For OpenGL, the define GL3 is present when GLSL shaders are being compiled for OpenGL 3+, the define GL_ES is present for OpenGL ES 2, WEBGL define is present for WebGL and RPI define is present for the Raspberry Pi. Observe the following differences:

  • On OpenGL 3 GLSL version 150 will be used if the shader source code does not define the version. The texture sampling functions are different but are worked around with defines in the file Samplers.glsl. Likewise the file Transform.glsl contains macros to hide the differences in declaring vertex attributes, interpolators and fragment outputs.
  • On OpenGL 3 luminance, alpha and luminance-alpha texture formats are deprecated, and are replaced with R and RG formats.

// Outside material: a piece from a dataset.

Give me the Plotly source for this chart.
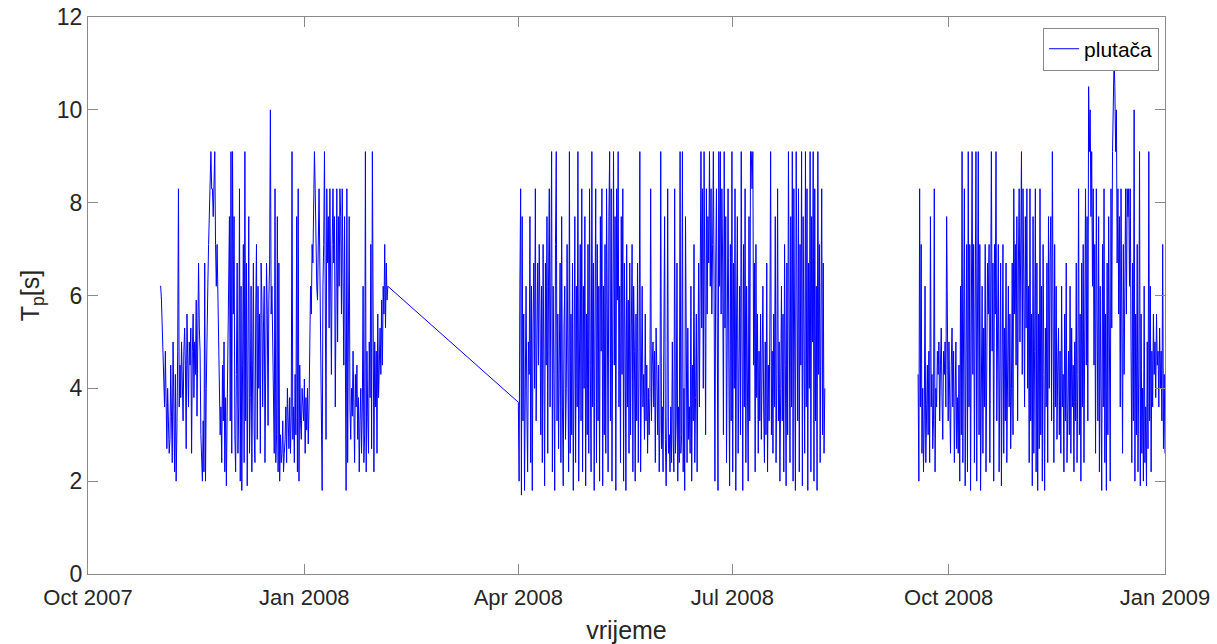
import numpy as np
import pandas as pd
import plotly.graph_objects as go

# ---- data (Tp in seconds) ----
seg1_start, seg1_end = "2007-10-31 14:00", "2008-02-05 12:00"
seg1_tp = [
    6.2, 6.2, 5.9, 5.3, 4.8, 4.5, 3.6, 4.8, 3.2, 2.7, 4.0, 3.3, 2.6,
    2.9, 4.5, 3.4, 2.4, 5.0, 3.7, 2.2, 4.3, 2.0, 3.1, 4.8, 8.3, 3.6,
    4.5, 3.8, 5.0, 4.3, 3.3, 4.8, 5.3, 4.5, 2.7, 5.6, 4.8, 3.6, 5.0,
    4.5, 5.3, 2.6, 4.8, 5.6, 3.8, 5.0, 4.3, 5.9, 3.4, 5.6, 6.7, 5.3,
    4.8, 3.0, 2.4, 2.0, 3.3, 2.2, 6.7, 2.0, 4.0, 5.6, 6.2, 7.1, 7.7,
    8.3, 9.1, 8.3, 8.3, 7.7, 8.3, 9.1, 7.1, 6.2, 7.1, 5.9, 4.3, 3.6,
    3.0, 3.6, 2.4, 4.5, 3.3, 5.0, 2.2, 3.8, 1.9, 3.4, 4.8, 6.2, 7.7,
    3.3, 9.1, 2.6, 9.1, 5.6, 7.7, 3.0, 2.2, 4.3, 6.7, 2.6, 3.6, 8.3,
    2.0, 6.2, 1.8, 4.5, 7.1, 2.4, 9.1, 3.3, 6.7, 1.9, 5.3, 7.7, 2.6,
    3.8, 6.2, 2.2, 4.5, 6.7, 3.1, 2.4, 5.6, 7.1, 2.9, 6.2, 4.0, 5.6,
    2.6, 6.7, 5.9, 3.6, 5.3, 6.2, 2.4, 4.8, 6.7, 5.6, 3.2, 5.9, 6.7,
    10.0, 5.6, 6.2, 4.8, 3.3, 2.6, 8.3, 2.4, 3.0, 7.7, 2.2, 6.7, 2.0,
    3.0, 2.4, 2.6, 3.3, 2.2, 2.6, 2.9, 3.6, 2.4, 4.0, 3.3, 2.7, 3.8,
    2.6, 3.4, 9.1, 2.9, 3.6, 2.4, 4.3, 3.0, 7.7, 2.2, 8.3, 2.0, 4.5,
    3.3, 2.9, 4.0, 3.6, 3.3, 4.2, 2.6, 3.8, 3.1, 4.0, 2.8, 3.6, 5.0,
    6.2, 5.6, 7.1, 6.7, 7.7, 9.1, 8.3, 7.1, 6.2, 5.9, 7.7, 8.3, 6.7,
    5.0, 2.6, 1.8, 6.2, 7.1, 9.1, 4.5, 2.9, 8.3, 6.7, 7.7, 5.3, 8.3,
    6.2, 4.3, 7.1, 8.3, 6.7, 7.7, 3.6, 7.1, 8.3, 5.0, 7.7, 6.2, 8.3,
    7.7, 5.6, 8.3, 6.2, 4.5, 7.7, 3.3, 1.8, 8.3, 2.4, 5.3, 7.7, 3.6,
    2.9, 4.0, 3.4, 4.8, 3.0, 2.4, 4.3, 3.6, 4.5, 2.9, 3.8, 2.2, 3.3,
    4.0, 2.6, 3.6, 6.2, 2.4, 3.0, 9.1, 2.2, 4.8, 3.4, 2.6, 5.0, 3.8,
    7.1, 2.7, 9.1, 4.3, 2.2, 5.0, 3.6, 4.8, 2.6, 5.6, 3.8, 4.5, 5.3,
    4.3, 5.9, 4.5, 6.2, 5.6, 7.1, 5.3, 6.7, 5.9, 6.2,
]

seg2_start, seg2_end = "2008-04-01 00:00", "2008-08-09 08:00"
seg2_tp = [
    3.7, 2.0, 6.2, 8.3, 1.7, 7.7, 3.3, 5.6, 1.8, 4.8, 6.2, 3.6, 2.2, 5.0,
    4.3, 7.7, 2.4, 6.2, 1.8, 5.3, 6.7, 4.0, 8.3, 3.3, 5.9, 6.7, 4.5,
    7.1, 5.6, 3.0, 6.2, 2.4, 7.1, 5.3, 1.9, 6.7, 4.5, 7.7, 2.6, 6.2,
    8.3, 3.6, 5.9, 9.1, 2.2, 6.2, 4.3, 1.8, 7.1, 9.1, 3.3, 5.6, 2.7,
    4.8, 6.7, 2.4, 7.7, 3.6, 1.9, 5.3, 6.2, 2.9, 4.0, 7.1, 3.3, 2.2,
    9.1, 2.6, 5.6, 3.0, 6.7, 1.8, 4.5, 7.7, 2.4, 6.2, 3.6, 9.1, 2.0,
    5.0, 7.1, 3.3, 8.3, 2.2, 6.2, 4.0, 7.7, 1.9, 5.6, 3.0, 7.1, 2.6,
    8.3, 4.5, 2.2, 9.1, 3.6, 6.7, 1.8, 5.3, 8.3, 2.4, 7.1, 3.3, 6.2,
    2.0, 7.7, 4.8, 8.3, 1.9, 6.2, 3.0, 7.1, 2.6, 8.3, 5.6, 2.2, 7.7,
    9.1, 3.3, 8.3, 2.0, 6.7, 9.1, 4.5, 7.7, 1.8, 8.3, 5.9, 9.1, 3.6,
    6.2, 2.4, 7.7, 4.3, 8.3, 2.0, 6.7, 5.0, 1.8, 7.1, 3.6, 5.9, 2.6,
    6.7, 3.0, 5.3, 7.1, 2.2, 6.2, 4.8, 2.0, 5.6, 3.3, 6.7, 2.4, 4.5,
    9.1, 2.2, 5.0, 6.2, 3.6, 4.3, 2.9, 5.6, 3.3, 4.5, 2.6, 4.0, 3.0,
    3.8, 8.3, 3.3, 4.5, 5.0, 3.6, 4.8, 2.4, 5.3, 4.3, 3.0, 4.5, 2.2,
    3.3, 9.1, 2.7, 3.6, 2.2, 4.3, 7.7, 2.9, 1.9, 3.4, 8.3, 2.6, 3.0,
    2.2, 3.6, 2.4, 5.0, 3.0, 2.2, 8.3, 2.6, 3.3, 6.7, 2.0, 3.6, 2.4,
    9.1, 2.6, 3.0, 9.1, 2.2, 4.0, 1.8, 7.7, 3.3, 2.4, 5.3, 2.9, 3.6,
    2.6, 6.2, 2.0, 4.5, 3.3, 7.1, 2.4, 3.8, 5.6, 2.2, 4.3, 6.7, 3.6,
    7.1, 9.1, 5.3, 8.3, 4.0, 9.1, 6.2, 3.0, 8.3, 5.6, 7.7, 6.7, 9.1,
    6.2, 8.3, 5.6, 7.1, 9.1, 5.9, 2.0, 6.7, 8.3, 5.3, 1.8, 9.1, 6.2,
    9.1, 5.6, 8.3, 6.7, 3.0, 9.1, 5.3, 7.7, 2.4, 6.2, 8.3, 4.5, 1.9,
    7.1, 3.3, 9.1, 2.2, 6.7, 4.0, 8.3, 1.8, 5.6, 7.7, 2.6, 4.5, 6.2,
    3.0, 9.1, 5.0, 1.8, 7.1, 3.6, 8.3, 2.4, 6.2, 4.3, 2.0, 7.7, 3.3,
    9.1, 9.1, 8.3, 9.1, 4.5, 6.7, 2.2, 7.1, 3.8, 5.6, 2.6, 4.8, 3.3,
    5.6, 2.9, 4.3, 6.2, 3.6, 2.4, 5.0, 3.0, 6.7, 2.2, 4.5, 3.3, 5.3,
    9.1, 3.0, 4.8, 2.6, 5.6, 3.6, 7.7, 2.4, 4.3, 8.3, 3.3, 5.0, 2.0,
    4.0, 6.2, 3.3, 5.6, 2.2, 7.1, 4.5, 1.9, 6.7, 3.0, 9.1, 4.8, 2.4,
    7.7, 3.6, 9.1, 2.0, 8.3, 5.3, 1.8, 9.1, 6.2, 3.3, 8.3, 2.2, 7.1,
    4.5, 9.1, 1.9, 7.7, 5.6, 2.6, 9.1, 3.6, 8.3, 1.8, 6.7, 4.0, 9.1,
    2.2, 7.7, 5.0, 9.1, 2.0, 8.3, 3.3, 6.2, 1.8, 9.1, 4.3, 7.1, 2.4,
    5.6, 8.3, 3.0, 6.7, 2.6, 4.0,
]

seg3_start, seg3_end = "2008-09-18 00:00", "2009-01-01 00:00"
seg3_tp = [
    4.3, 2.0, 8.3, 3.6, 7.1, 2.6, 4.0, 2.2, 3.3, 6.2, 2.4, 3.8, 4.5,
    3.0, 4.8, 2.4, 7.7, 3.6, 4.3, 2.7, 3.3, 8.3, 2.2, 4.0, 3.6, 4.8,
    4.3, 5.0, 3.3, 4.5, 5.3, 3.8, 2.9, 4.8, 4.3, 5.0, 3.6, 7.7, 4.5,
    3.3, 5.0, 4.0, 2.6, 4.5, 5.3, 3.6, 4.8, 2.4, 4.3, 5.0, 2.7, 3.8,
    2.6, 4.5, 2.0, 6.2, 3.0, 9.1, 2.4, 5.6, 8.3, 1.9, 4.8, 7.1, 2.2,
    9.1, 3.6, 7.1, 1.8, 6.2, 9.1, 4.3, 7.1, 2.4, 5.6, 9.1, 2.0, 6.7,
    9.1, 3.0, 7.1, 1.8, 4.8, 6.2, 2.6, 5.3, 3.6, 7.1, 2.2, 4.5, 6.7,
    5.6, 7.1, 2.4, 6.2, 9.1, 4.8, 6.7, 2.0, 7.1, 5.6, 9.1, 3.3, 6.2,
    7.1, 2.2, 5.9, 6.7, 1.9, 4.5, 7.1, 2.6, 5.3, 3.3, 6.7, 2.4, 4.3,
    6.2, 3.6, 5.6, 2.7, 4.0, 6.7, 3.0, 8.3, 5.6, 7.1, 4.5, 7.7, 3.3,
    6.7, 8.3, 5.0, 7.1, 9.1, 4.3, 8.3, 6.2, 3.6, 7.7, 5.3, 8.3, 4.0,
    6.2, 2.4, 8.3, 3.3, 5.6, 1.9, 7.7, 2.6, 4.8, 8.3, 2.2, 6.7, 1.8,
    5.6, 2.7, 8.3, 3.0, 6.2, 2.0, 7.1, 4.3, 1.8, 5.3, 3.6, 6.7, 2.4,
    7.7, 4.0, 6.7, 7.7, 3.3, 9.1, 5.6, 2.4, 7.1, 3.6, 6.2, 2.9, 4.5,
    5.3, 3.0, 4.8, 2.6, 6.2, 3.6, 4.3, 2.2, 5.6, 3.3, 6.7, 2.4, 4.0,
    4.8, 3.0, 6.2, 2.6, 5.3, 3.6, 4.5, 2.2, 5.0, 3.3, 6.7, 2.4, 4.3,
    8.3, 3.0, 5.6, 2.0, 6.7, 3.6, 7.1, 2.4, 5.3, 8.3, 4.5, 7.7, 3.3,
    10.5, 9.1, 10.0, 7.7, 9.1, 6.2, 8.3, 4.5, 7.1, 2.6, 8.3, 5.6, 3.3,
    7.7, 2.2, 6.2, 4.3, 1.8, 7.1, 3.6, 8.3, 2.4, 5.6, 1.8, 6.7, 3.0,
    7.7, 4.5, 2.0, 8.3, 5.3, 9.1, 10.0, 11.1, 10.5, 9.1, 10.0, 6.7, 8.3,
    5.6, 7.7, 3.6, 8.3, 5.0, 2.6, 7.1, 4.3, 6.2, 8.3, 5.6, 8.3, 7.7,
    8.3, 6.2, 8.3, 4.8, 2.4, 6.7, 3.3, 10.0, 2.0, 5.6, 3.0, 7.1, 2.2,
    4.5, 9.1, 1.9, 5.6, 2.6, 4.0, 2.0, 6.2, 2.4, 3.6, 1.9, 5.0, 2.7,
    9.1, 3.3, 6.2, 2.2, 4.8, 3.6, 5.6, 4.3, 5.0, 3.8, 5.6, 4.5, 4.8,
    3.6, 5.3, 4.0, 4.8, 3.3, 7.1, 2.7, 4.3, 2.6,
]

x_tick_vals = ["2007-10-01", "2008-01-01", "2008-04-01", "2008-07-01", "2008-10-01", "2009-01-01"]
x_tick_text = ["Oct 2007", "Jan 2008", "Apr 2008", "Jul 2008", "Oct 2008", "Jan 2009"]
y_tick_vals = [0, 2, 4, 6, 8, 10, 12]

# ---- build series (gap after segment 2 is a break; gap after segment 1 is joined) ----
t1 = pd.date_range(seg1_start, seg1_end, periods=len(seg1_tp))
t2 = pd.date_range(seg2_start, seg2_end, periods=len(seg2_tp))
t3 = pd.date_range(seg3_start, seg3_end, periods=len(seg3_tp))

x = list(t1) + list(t2) + [t2[-1] + pd.Timedelta(hours=1)] + list(t3)
y = list(seg1_tp) + list(seg2_tp) + [None] + list(seg3_tp)

fig = go.Figure()
fig.add_trace(go.Scatter(
    x=x, y=y, mode="lines", name="plutača",
    line=dict(color="#0000ff", width=1),
    connectgaps=False,
))

font_family = "Liberation Sans, Arial, sans-serif"
axis_color = "#8a8a8a"
text_color = "#262626"

fig.update_layout(
    width=1217, height=644,
    margin=dict(l=88, r=52, t=17, b=70),
    paper_bgcolor="white", plot_bgcolor="white",
    font=dict(family=font_family, size=22, color=text_color),
    showlegend=True,
    legend=dict(
        x=0.9945, y=0.981, xanchor="right", yanchor="top",
        bgcolor="white", bordercolor=axis_color, borderwidth=1,
        font=dict(size=21, color="#000000"),
        itemwidth=30, tracegroupgap=0,
    ),
    xaxis=dict(
        range=["2007-10-01", "2009-01-01"],
        automargin=False,
        tickvals=x_tick_vals, ticktext=x_tick_text,
        ticks="inside", ticklen=10, tickcolor=axis_color, tickwidth=1,
        showline=True, linecolor=axis_color, linewidth=1, mirror="ticks",
        showgrid=False, zeroline=False,
        tickfont=dict(size=22, color=text_color),
        ticklabelstandoff=4,
        title=dict(text="vrijeme", font=dict(size=25, color=text_color), standoff=13),
    ),
    yaxis=dict(
        range=[0, 12],
        automargin=False,
        tickvals=y_tick_vals,
        ticks="inside", ticklen=10, tickcolor=axis_color, tickwidth=1,
        showline=True, linecolor=axis_color, linewidth=1, mirror="ticks",
        showgrid=False, zeroline=False,
        tickfont=dict(size=23, color=text_color),
        title=dict(text="T<sub>p</sub>[s]", font=dict(size=25, color=text_color), standoff=10),
    ),
)

fig.write_html("out.html")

Therefore be prepared to perform swizzling in the texture reads as appropriate.
  • On OpenGL ES 2 precision qualifiers need to be used.

Shader precaching

The shader variations that are potentially used by a material technique in different lighting conditions and rendering passes are enumerated at material load time, but because of their large amount, they are not actually compiled or loaded from bytecode before being used in rendering. Especially on OpenGL the compiling of shaders just before rendering can cause hitches in the framerate. To avoid this, used shader combinations can be dumped out to an XML file, then preloaded. See BeginDumpShaders(), EndDumpShaders() and PrecacheShaders() in the Graphics subsystem. The command line parameters -ds <file> can be used to instruct the Engine to begin dumping shaders automatically on startup.

Note that the used shader variations will vary with graphics settings, for example shadow quality simple/PCF/VSM or instancing on/off.